2. fashion_mnist 데이터셋

-. 이건 조금 번거롭다. 깃헙에서 원본 데이터를 받아서 넣어줘야 함.

-. gz 파일 압축 풀기

import gzip

#원래 코드이나, 사용 불가
#(train_images, train_labels), (test_images, test_labels) = fashion_mnist.load_data()

#github에서 다운로드해온 파일들
#https://github.com/zalandoresearch/fashion-mnist
rawdata_test_images = gzip.open("./MLdata/t10k-images-idx3-ubyte.gz", 'r')
rawdata_test_labels = gzip.open("./MLdata/t10k-labels-idx1-ubyte.gz", 'r')
rawdata_train_images = gzip.open("./MLdata/train-images-idx3-ubyte.gz", 'r')
rawdata_train_labels = gzip.open("./MLdata/train-labels-idx1-ubyte.gz", 'r')
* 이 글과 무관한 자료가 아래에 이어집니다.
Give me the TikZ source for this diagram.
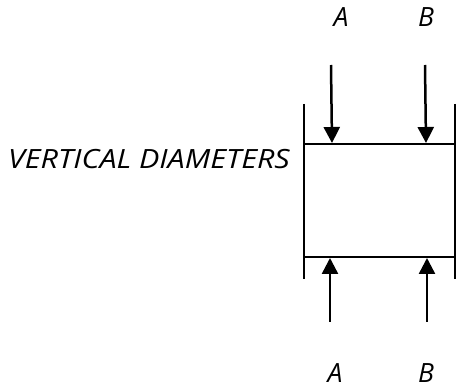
\documentclass[tikz,border=0pt]{standalone}
\usepackage{fontspec}
\setmainfont{Open Sans}
\newfontfamily\widefont[FakeStretch=1.15]{Open Sans}
\usetikzlibrary{arrows.meta}
\tikzset{
    lbl/.style={font=\itshape\fontsize{26.5}{30}\selectfont, inner sep=0pt, text depth=0pt, anchor=base},
    widelbl/.style={lbl, font=\widefont\itshape\fontsize{26.5}{30}\selectfont},
    wall/.style={line width=1.6pt},
    push/.style={line width=2.5pt, -{Triangle[width=16pt,length=16pt]}}
}

\begin{document}
\begin{tikzpicture}[x=1pt,y=-1pt]
    \useasboundingbox (0,0) rectangle (456,390);
    % box
    \draw[wall] (304,104) -- (304,279);
    \draw[wall] (455,104) -- (455,279);
    \draw[wall] (304,144) coordinate (tl) -- (456,144) coordinate (tr);
    \draw[wall] (304,257) coordinate (bl) -- (456,257) coordinate (br);

    % labels
    \node[widelbl, anchor=base east] (vd) at (290,169) {VERTICAL DIAMETERS};
    \node[lbl] (At) at (341,27) {A};
    \node[lbl] (Bt) at (426,27) {B};
    \node[lbl] (Ab) at (335,383) {A};
    \node[lbl] (Bb) at (426,383) {B};

    % top arrows
    \coordinate (a1) at (331,65); \coordinate (a2) at (332,143);
    \coordinate (b1) at (425,65); \coordinate (b2) at (426,143);
    \draw[push] (a1) -- (a2);
    \draw[push] (b1) -- (b2);
    % bottom arrows
    \coordinate (c1) at (330,322); \coordinate (c2) at (330,258);
    \coordinate (d1) at (427,322); \coordinate (d2) at (427,258);
    \draw[push] (c1) -- (c2);
    \draw[push] (d1) -- (d2);
\end{tikzpicture}
\end{document}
class_names = ['T-shirt/top', 'Trouser', 'Pullover', 'Dress', 'Coat', 'Sandal', 'Shirt', 'Sneaker', 'Bag', 'Ankle boot']

test_labels = []
test_images = []
train_labels = []
train_images = []

-. 압축 푼 데이터를 numpy array에 삽입.

rawdata_test_labels.read(8)

while(True):
    buf = rawdata_test_labels.read(1)
    if len(buf)==0:
        break;
    test_labels.append(np.frombuffer(buf, dtype=np.uint8).astype(np.int64))
print(len(test_labels))

image_size = 28

rawdata_test_images.read(16)

while(True):
    buf = rawdata_test_images.read(image_size * image_size)
    if(len(buf)==0):
        break;
    data = np.frombuffer(buf, dtype=np.uint8).astype(np.float32)
    data = data.reshape(image_size, image_size, 1)
    
    image = np.asarray(data).squeeze()
    test_images.append(image)
print(len(test_images))

rawdata_train_labels.read(8)

while(True):
    buf = rawdata_train_labels.read(1)
    if len(buf)==0:
        break;
    train_labels.append(np.frombuffer(buf, dtype=np.uint8).astype(np.int64))
print(len(train_labels))

image_size = 28

rawdata_train_images.read(16)

while(True):
    buf = rawdata_train_images.read(image_size * image_size)
    if(len(buf)==0):
        break;
    data = np.frombuffer(buf, dtype=np.uint8).astype(np.float32)
    data = data.reshape(image_size, image_size, 1)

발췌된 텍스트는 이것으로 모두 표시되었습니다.